Belfast Telegraph

Wednesday 23 April 2014

How hitting all the right notes makes city a star

You might think Snow Patrol at the City Hall would be hard to top. But that's exactly what Belfast Music Week plans to do, says Gavin Robinson

It's hard to believe that it's almost a year ago since Bieber fever gripped Belfast. The red carpets were rolled out and helicopters filled the sky as Belfast prepared to take the global stage, playing host to the MTV European Music Awards.

The excitement in the city was palpable; in shops, restaurants, clubs and by the water cooler, the conversations were all the same - had Chris Martin really been spotted doing his Christmas shopping in Victoria Square? Was it true that Lady Gaga had been seen stocking up at a butcher's shop? Where was Justin Bieber staying?

The idea of Belfast hosting such a world-class event as the EMAs would have been unimaginable 10 years ago.

It is a city that's still in transition, but securing the MTV bid was perhaps the proof we all needed that Belfast - and indeed Northern Ireland - has come a long way.

Belfast people are very proud of their city - and rightly so; now here was the opportunity for the rest of the world to catch on.

Not only that, but here was an opportunity for us to showcase the best of our home-grown musical talent, some of which has gone on to claim international success.

One such band is Snow Patrol, who performed an unforgettable gig against the iconic backdrop of City Hall as part of last year's EMAs, marking the end of a hugely successful Belfast Music Week.

This year, fans of the local band will have the chance to relive that amazing night when the big screen at City Hall shows the gig on Friday, November 9.

It's just one event on the packed programme that has been announced for this year's Belfast Music Week, which runs from November 4 to 11.

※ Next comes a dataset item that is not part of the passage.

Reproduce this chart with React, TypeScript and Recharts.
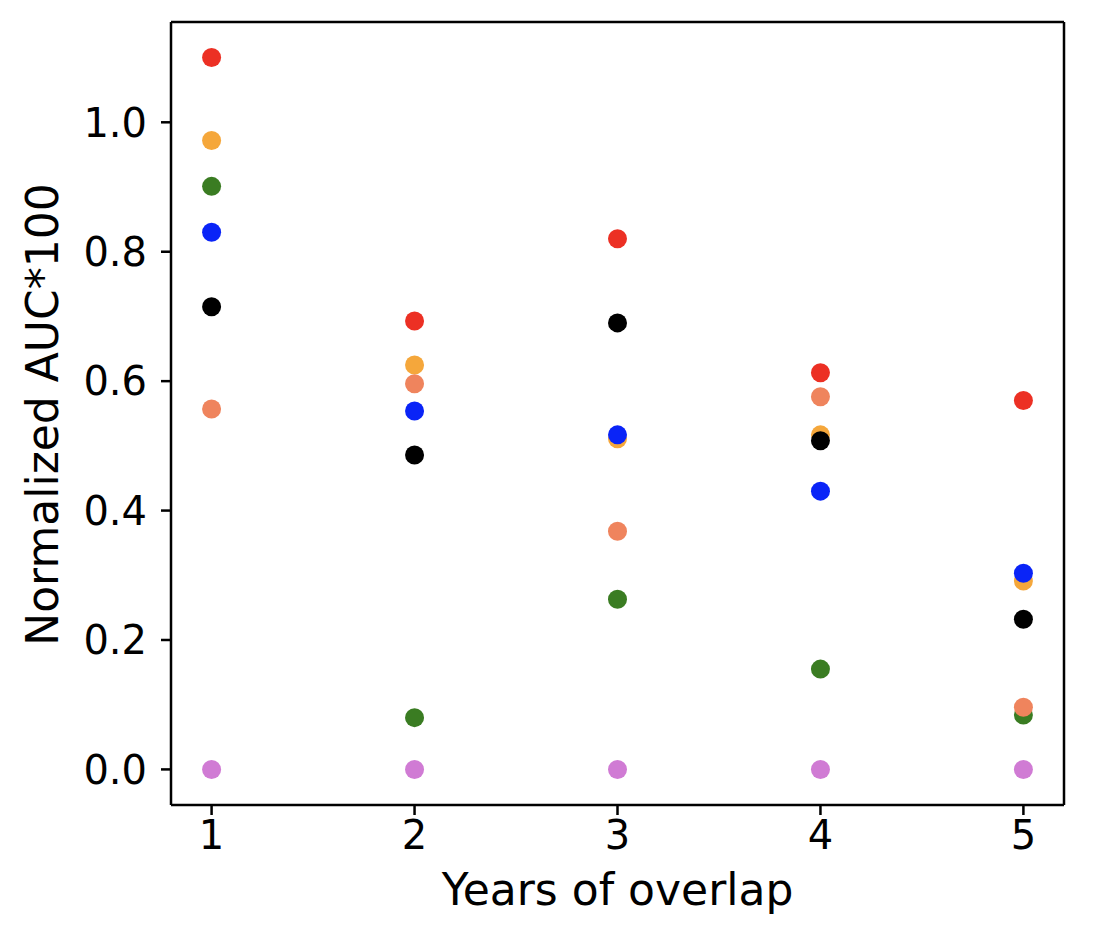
import React from "react";
import { ScatterChart, Scatter, XAxis, YAxis, ReferenceLine, Label } from "recharts";

const years = [1, 2, 3, 4, 5];
const redVals = [1.1, 0.693, 0.82, 0.613, 0.57];
const orangeVals = [0.972, 0.625, 0.511, 0.517, 0.291];
const greenVals = [0.901, 0.08, 0.263, 0.155, 0.084];
const blueVals = [0.83, 0.554, 0.517, 0.43, 0.303];
const blackVals = [0.715, 0.486, 0.69, 0.508, 0.232];
const salmonVals = [0.557, 0.596, 0.368, 0.576, 0.096];
const purpleVals = [0, 0, 0, 0, 0];
const yTicks = [0, 0.2, 0.4, 0.6, 0.8, 1.0];
const xTicks = [1, 2, 3, 4, 5];

const toPts = (vals: number[]) => years.map((x, i) => ({ x, y: vals[i] }));

const series = [
  { name: "purple", vals: purpleVals, color: "#d07bd4" },
  { name: "orange", vals: orangeVals, color: "#f5a73b" },
  { name: "green", vals: greenVals, color: "#3a7c22" },
  { name: "black", vals: blackVals, color: "#000000" },
  { name: "blue", vals: blueVals, color: "#0a24f7" },
  { name: "salmon", vals: salmonVals, color: "#ef845d" },
  { name: "red", vals: redVals, color: "#ec3024" },
];

const FONT = "DejaVu Sans, sans-serif";
const tickStyle = { fontSize: 40, fill: "#000", fontFamily: FONT };

export default function App() {
  return (
    <div style={{ position: "absolute", left: 0, top: 0, width: 1094, height: 938, background: "#fff" }}>
      <ScatterChart width={1094} height={938} margin={{ top: 22, right: 30, bottom: 0, left: 0 }}>
        <XAxis
          type="number"
          dataKey="x"
          domain={[0.8, 5.2]}
          ticks={xTicks}
          height={133}
          tickSize={10}
          tickMargin={6}
          axisLine={{ stroke: "#000", strokeWidth: 2.5 }}
          tickLine={{ stroke: "#000", strokeWidth: 2.5 }}
          tick={tickStyle}
          allowDataOverflow
        >
          <Label
            content={({ viewBox }: any) => (
              <text
                x={viewBox.x + viewBox.width / 2}
                y={viewBox.y + 100}
                textAnchor="middle"
                fontSize={44}
                fontFamily={FONT}
                fill="#000"
              >
                Years of overlap
              </text>
            )}
          />
        </XAxis>
        <YAxis
          type="number"
          dataKey="y"
          domain={[-0.055, 1.155]}
          ticks={yTicks}
          width={171}
          tickSize={10}
          tickMargin={14}
          tickFormatter={(v: number) => v.toFixed(1)}
          axisLine={{ stroke: "#000", strokeWidth: 2.5 }}
          tickLine={{ stroke: "#000", strokeWidth: 2.5 }}
          tick={tickStyle}
          allowDataOverflow
        >
          <Label
            content={({ viewBox }: any) => {
              const cx = 58;
              const cy = viewBox.y + viewBox.height / 2 + 1;
              return (
                <text
                  x={cx}
                  y={cy}
                  transform={`rotate(-90 ${cx} ${cy})`}
                  textAnchor="middle"
                  fontSize={44}
                  fontFamily={FONT}
                  fill="#000"
                >
                  Normalized AUC*100
                </text>
              );
            }}
          />
        </YAxis>
        <ReferenceLine y={1.155} stroke="#000" strokeWidth={2.5} ifOverflow="extendDomain" />
        <ReferenceLine x={5.2} stroke="#000" strokeWidth={2.5} ifOverflow="extendDomain" />
        {series.map((s) => (
          <Scatter
            key={s.name}
            name={s.name}
            data={toPts(s.vals)}
            fill={s.color}
            isAnimationActive={false}
            shape={(p: any) => <circle cx={p.cx} cy={p.cy} r={9.5} fill={s.color} />}
          />
        ))}
      </ScatterChart>
    </div>
  );
}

Now in its third year, Music Week is going from strength to strength. Next week, more than 250 events will be held across the city - from intimate acoustic gigs, to massive productions, there will be something for everyone.

And as well as great music, the programme also focuses on industry issues, with a series of panels that will include some of the top names in the music industry.

This demonstrates Belfast City Council's continued commitment to nurturing and growing the creative industries in our city and enabling them to compete - and, indeed, punch above their weight - on the global stage.

Last year, Belfast Music Week attracted more than 33,000 people to the city, with more than 170 live performances in 45 venues. The event was also named Best Event in the Northern Ireland Tourism Awards. In addition, the MTV EMAs showcased some of Northern Ireland's finest to a global audience of millions. In spite of what any cynics might say, those figures are impressive and they have given us a good foundation on which to build.

Culture and arts, in particular music, are key to tourism. We already have a rich history, a history that sadly too often has made the headlines for all the wrong reasons; but last year, the images that were beamed around the world were ones of celebration and achievement.

Belfast's arts scene has never looked more vibrant. This year alone, Belfast City Council has supported 21 community festivals.

Investment in tourism, culture and arts is key and we've already seen the benefits of such investment by being named in many Top 10 must-see city polls.

I hope that this year's Belfast Music Week is another huge success and I would encourage anyone who has never been before to take a look at the programme.

Many of the events are free, so why not take this opportunity to experience world-class music right here on your doorstep?